INSTRUCTIONS FOR THE TASK> In the material below, find every line with "chart" and pull it out.

========================================

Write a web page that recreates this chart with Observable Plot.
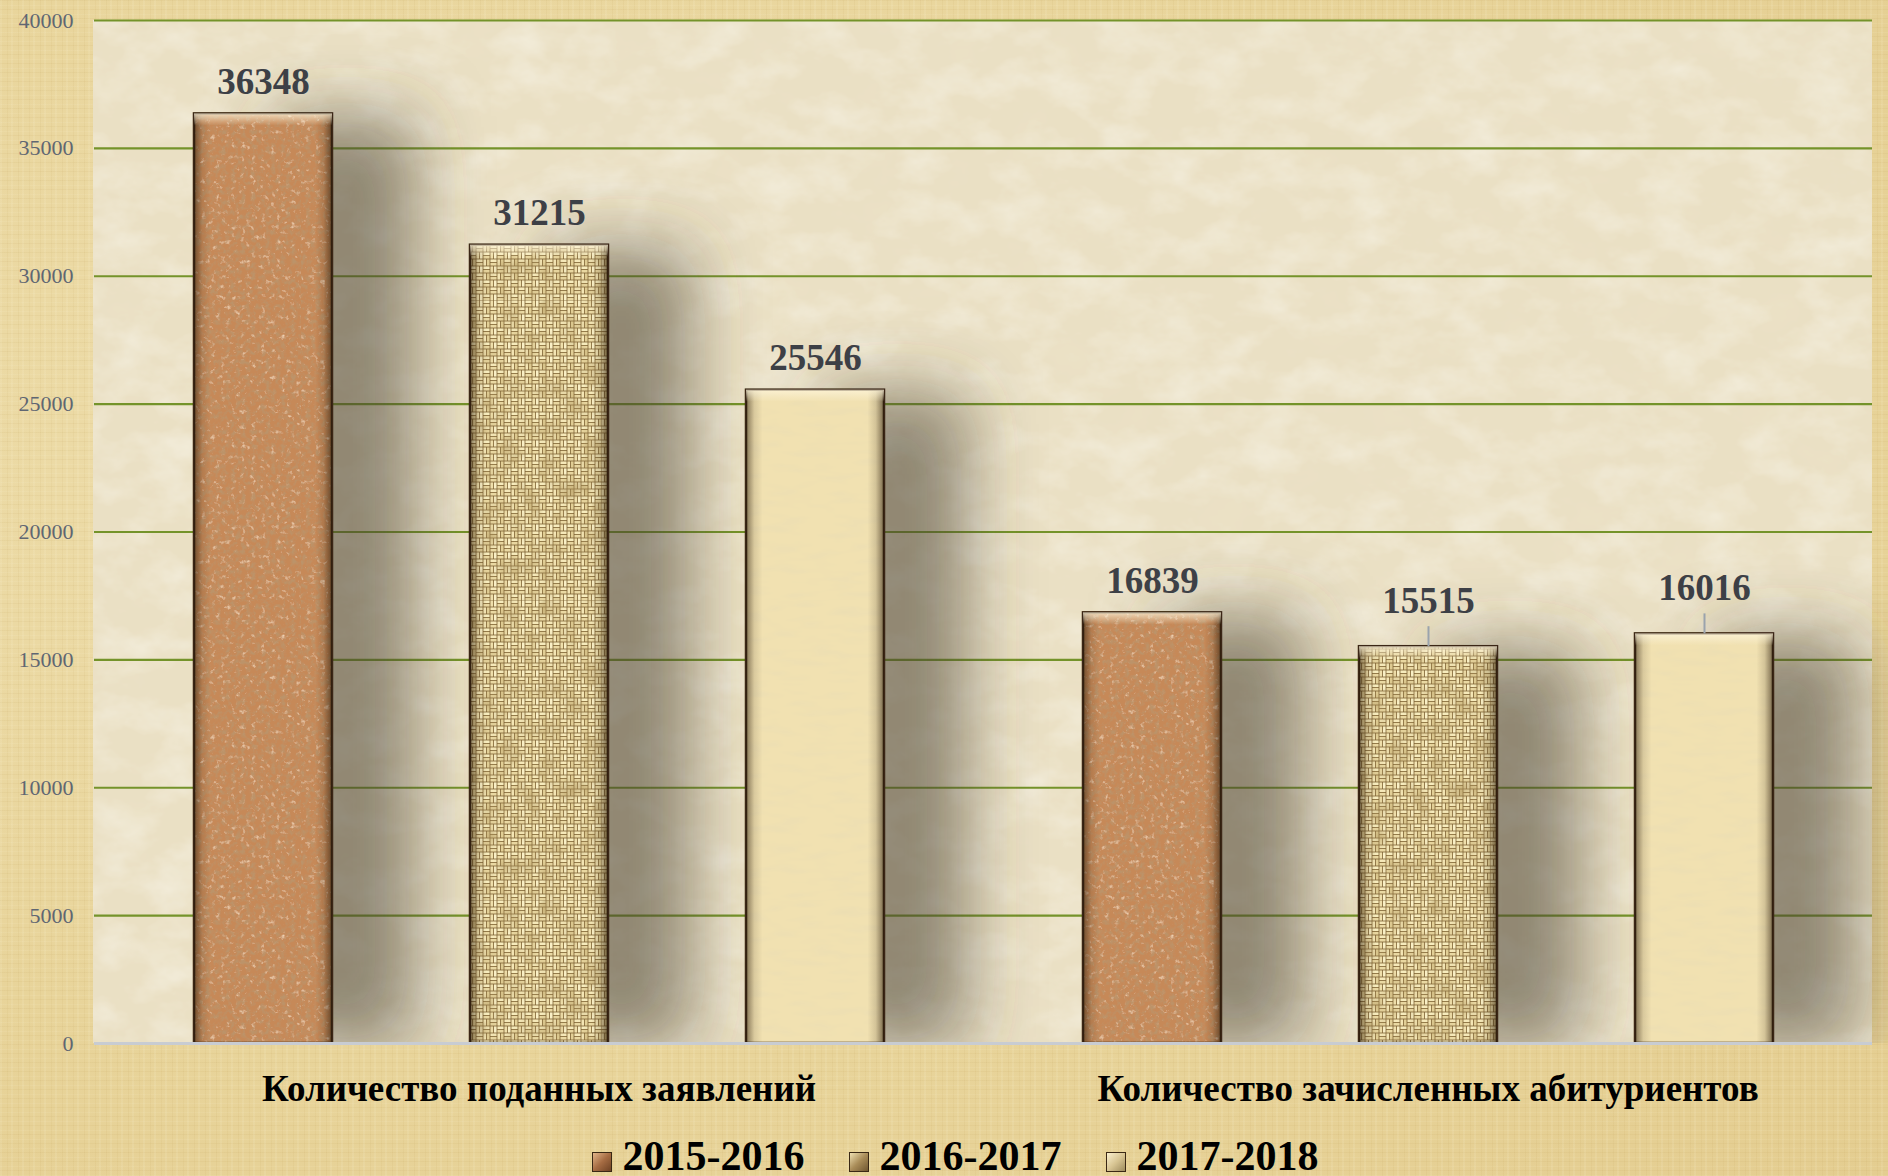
<!DOCTYPE html>
<html>
<head>
<meta charset="utf-8">
<script src="https://cdn.jsdelivr.net/npm/d3@7"></script>
<script src="https://cdn.jsdelivr.net/npm/@observablehq/plot@0.6"></script>
<style>
  html, body { margin: 0; padding: 0; width: 1888px; height: 1176px; overflow: hidden; }
  body {
    background:
      repeating-linear-gradient(90deg, rgba(255,250,225,0.10) 0 2px, rgba(0,0,0,0) 2px 7px, rgba(170,130,50,0.06) 7px 8px, rgba(0,0,0,0) 8px 11px),
      repeating-linear-gradient(0deg, rgba(255,250,225,0.08) 0 1px, rgba(0,0,0,0) 1px 5px, rgba(160,120,40,0.06) 5px 6px, rgba(0,0,0,0) 6px 9px),
      radial-gradient(ellipse at 30% 40%, #efdfae 0%, #e8d49a 60%, #e4cd90 100%);
    font-family: "Liberation Serif", "Times New Roman", serif;
  }
  #chart svg { display: block; }
  #legend {
    height: 56px; box-sizing: border-box; padding-top: 8px; padding-left: 22px;
    display: flex; justify-content: center; align-items: baseline;
    font: bold 42px "Liberation Serif", "Times New Roman", serif; line-height: 56px; color: #000;
  }
  .item { display: flex; align-items: center; margin: 0 22px; }
  .sw { width: 20px; height: 20px; margin-right: 11px; box-sizing: border-box; border: 1px solid #3a2814; position: relative; top: 6px; }
</style>
</head>
<body>
<div id="chart"></div>
<div id="legend"></div>
<script>
// ---- data ----
const groups = ["Количество поданных заявлений", "Количество зачисленных абитуриентов"];
const years = ["2015-2016", "2016-2017", "2017-2018"];
const applications = [36348, 31215, 25546];
const enrolled = [16839, 15515, 16016];
const yTicks = [0, 5000, 10000, 15000, 20000, 25000, 30000, 35000, 40000];
const calloutValues = [15515, 16016];

const table = [];
[applications, enrolled].forEach((series, gi) => {
  series.forEach((v, yi) => table.push({group: groups[gi], year: years[yi], value: v}));
});
const plain = table.filter(d => !calloutValues.includes(d.value));
const callouts = table.filter(d => calloutValues.includes(d.value));

const fills = ["url(#tex0)", "url(#tex1)", "url(#tex2)"];
const FONT = "'Liberation Serif', 'Times New Roman', serif";
const W = 1888, H = 1120, ML = 93, MR = 16, MT = 20, MB = 77;

const chart = Plot.plot({
  width: W,
  height: H,
  marginLeft: ML,
  marginRight: MR,
  marginTop: MT,
  marginBottom: MB,
  style: {background: "transparent", fontFamily: FONT, color: "#000"},
  fx: {domain: groups, padding: 0, label: null},
  x: {domain: years, paddingInner: 0.5, paddingOuter: 0.36, axis: null},
  y: {domain: [0, 40000], label: null},
  color: {type: "ordinal", domain: years, range: fills},
  marks: [
    Plot.ruleY(yTicks.filter(d => d > 0), {stroke: "#74932a", strokeWidth: 2.2}),
    Plot.barY(table, {fx: "group", x: "year", y: "value", fill: "year", stroke: "#3a2612", strokeWidth: 2.5}),
    Plot.barY(table, {fx: "group", x: "year", y: "value", fill: "url(#edgeShade)"}),
    Plot.barY(table, {fx: "group", x: "year", y1: "value", y2: "value", insetBottom: -12, fill: "url(#topLight)"}),
    Plot.ruleY([0], {stroke: "#c8ccd2", strokeWidth: 3}),
    Plot.ruleX(callouts, {fx: "group", x: "year", y1: "value", y2: "value", insetTop: -20, stroke: "#9aa3ad", strokeWidth: 2}),
    Plot.text(plain, {fx: "group", x: "year", y: "value", text: d => String(d.value), lineAnchor: "bottom", dy: -20, fontSize: 37, fontWeight: "bold", fill: "#3d4046"}),
    Plot.text(callouts, {fx: "group", x: "year", y: "value", text: d => String(d.value), lineAnchor: "bottom", dy: -34, fontSize: 37, fontWeight: "bold", fill: "#3d4046"}),
    Plot.axisY({ticks: yTicks, tickSize: 0, tickPadding: 21, fontSize: 22, fill: "#5f6672", tickFormat: d => String(d), label: null}),
    Plot.axisFx({anchor: "bottom", tickSize: 0, tickPadding: 31, fontSize: 37, fontWeight: "bold", fill: "#000", label: null})
  ]
});

const defs = `
<filter id="noise0" x="0" y="0" width="1" height="1">
  <feTurbulence type="fractalNoise" baseFrequency="0.2" numOctaves="3" seed="4" result="t"/>
  <feFlood flood-color="#c68959" result="base"/>
  <feColorMatrix in="t" type="matrix" values="0 0 0 0 0.5  0 0 0 0 0.29  0 0 0 0 0.14  3.0 0 0 0 -1.3" result="dark"/>
  <feColorMatrix in="t" type="matrix" values="0 0 0 0 0.9  0 0 0 0 0.7  0 0 0 0 0.5  0 -2.6 0 0 1.05" result="light"/>
  <feMerge><feMergeNode in="base"/><feMergeNode in="light"/><feMergeNode in="dark"/></feMerge>
</filter>
<pattern id="tex0" patternUnits="userSpaceOnUse" width="300" height="300">
  <rect width="300" height="300" filter="url(#noise0)"/>
</pattern>
<filter id="noise1" x="0" y="0" width="1" height="1">
  <feTurbulence type="fractalNoise" baseFrequency="0.05" numOctaves="2" seed="9" result="t"/>
  <feColorMatrix in="t" type="matrix" values="0 0 0 0 0.4  0 0 0 0 0.28  0 0 0 0 0.1  1.2 0 0 0 -0.55"/>
</filter>
<pattern id="weave" patternUnits="userSpaceOnUse" width="14" height="14">
  <rect width="14" height="14" fill="#7d6132"/>
  <rect x="0.4" y="0.4" width="6.2" height="2.7" fill="#f7ecbd"/>
  <rect x="0.4" y="3.9" width="6.2" height="2.7" fill="#e9d7a0"/>
  <rect x="7.4" y="0.4" width="2.7" height="6.2" fill="#efdfab"/>
  <rect x="10.9" y="0.4" width="2.7" height="6.2" fill="#faf0c6"/>
  <rect x="0.4" y="7.4" width="2.7" height="6.2" fill="#f4e6b5"/>
  <rect x="3.9" y="7.4" width="2.7" height="6.2" fill="#e2cf96"/>
  <rect x="7.4" y="7.4" width="6.2" height="2.7" fill="#f6e9b9"/>
  <rect x="7.4" y="10.9" width="6.2" height="2.7" fill="#ead9a3"/>
</pattern>
<pattern id="tex1" patternUnits="userSpaceOnUse" width="300" height="300">
  <rect width="300" height="300" fill="url(#weave)"/>
  <rect width="300" height="300" filter="url(#noise1)"/>
</pattern>
<filter id="noise2" x="0" y="0" width="1" height="1">
  <feTurbulence type="fractalNoise" baseFrequency="0.03 0.12" numOctaves="2" seed="2" result="t"/>
  <feColorMatrix in="t" type="matrix" values="0 0 0 0 0.82  0 0 0 0 0.72  0 0 0 0 0.45  1.4 0 0 0 -0.62"/>
</filter>
<pattern id="tex2" patternUnits="userSpaceOnUse" width="300" height="300">
  <rect width="300" height="300" fill="#f1e1b1"/>
  <rect width="300" height="300" filter="url(#noise2)"/>
</pattern>
<linearGradient id="edgeShade" x1="0" x2="1" y1="0" y2="0">
  <stop offset="0" stop-color="#2a1a08" stop-opacity="0.55"/>
  <stop offset="0.06" stop-color="#2a1a08" stop-opacity="0.12"/>
  <stop offset="0.12" stop-color="#2a1a08" stop-opacity="0"/>
  <stop offset="0.88" stop-color="#2a1a08" stop-opacity="0"/>
  <stop offset="0.94" stop-color="#2a1a08" stop-opacity="0.15"/>
  <stop offset="1" stop-color="#2a1a08" stop-opacity="0.6"/>
</linearGradient>
<linearGradient id="topLight" x1="0" x2="0" y1="0" y2="1">
  <stop offset="0" stop-color="#fff6dc" stop-opacity="0.75"/>
  <stop offset="1" stop-color="#fff6dc" stop-opacity="0"/>
</linearGradient>
<filter id="bgNoise" x="0" y="0" width="1" height="1">
  <feTurbulence type="fractalNoise" baseFrequency="0.02 0.03" numOctaves="4" seed="7" result="t"/>
  <feFlood flood-color="#eae0c4" result="base"/>
  <feColorMatrix in="t" type="matrix" values="0 0 0 0 0.96  0 0 0 0 0.93  0 0 0 0 0.84  1.0 0 0 0 -0.42" result="light"/>
  <feColorMatrix in="t" type="matrix" values="0 0 0 0 0.84  0 0 0 0 0.77  0 0 0 0 0.58  0 -1.2 0 0 0.58" result="dark"/>
  <feMerge><feMergeNode in="base"/><feMergeNode in="light"/><feMergeNode in="dark"/></feMerge>
</filter>
<filter id="barShadow" filterUnits="userSpaceOnUse" x="-200" y="-200" width="2400" height="${H - MB + 200}">
  <feGaussianBlur in="SourceAlpha" stdDeviation="34"/>
  <feOffset dx="82" dy="4" result="b"/>
  <feFlood flood-color="#474031" flood-opacity="0.56"/>
  <feComposite in2="b" operator="in" result="s"/>
  <feMerge><feMergeNode in="s"/><feMergeNode in="SourceGraphic"/></feMerge>
</filter>`;

const svg = d3.select(chart);
svg.insert("defs", ":first-child").html(defs);
// plot-area background, one piece across both facets
svg.insert("rect", "defs + *")
  .attr("x", ML).attr("y", MT)
  .attr("width", W - ML - MR).attr("height", H - MT - MB)
  .attr("filter", "url(#bgNoise)");

// soft cast shadow behind the main bars
const parents = new Set();
chart.querySelectorAll("rect").forEach(r => {
  const f = r.getAttribute("fill") || "";
  if (f.startsWith("url(#tex")) parents.add(r.parentNode);
});
parents.forEach(g => g.setAttribute("filter", "url(#barShadow)"));

document.getElementById("chart").appendChild(chart);

// legend
const swatchBg = [
  "linear-gradient(135deg, #e2b58a 0%, #a66c43 50%, #6e4224 100%)",
  "linear-gradient(135deg, #efe0b2 0%, #a98c58 50%, #6f5630 100%)",
  "linear-gradient(135deg, #faf0cf 0%, #d8c593 50%, #9c8a5c 100%)"
];
const legend = document.getElementById("legend");
years.forEach((y, i) => {
  const item = document.createElement("div");
  item.className = "item";
  const sw = document.createElement("span");
  sw.className = "sw";
  sw.style.background = swatchBg[i];
  const t = document.createElement("span");
  t.textContent = y;
  item.appendChild(sw);
  item.appendChild(t);
  legend.appendChild(item);
});
</script>
</body>
</html>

========================================

RESULT OF THIS EXERCISE>
Write a web page that recreates this chart with Observable Plot.
  #chart svg { display: block; }
<div id="chart"></div>
const chart = Plot.plot({
const svg = d3.select(chart);
chart.querySelectorAll("rect").forEach(r => {
document.getElementById("chart").appendChild(chart);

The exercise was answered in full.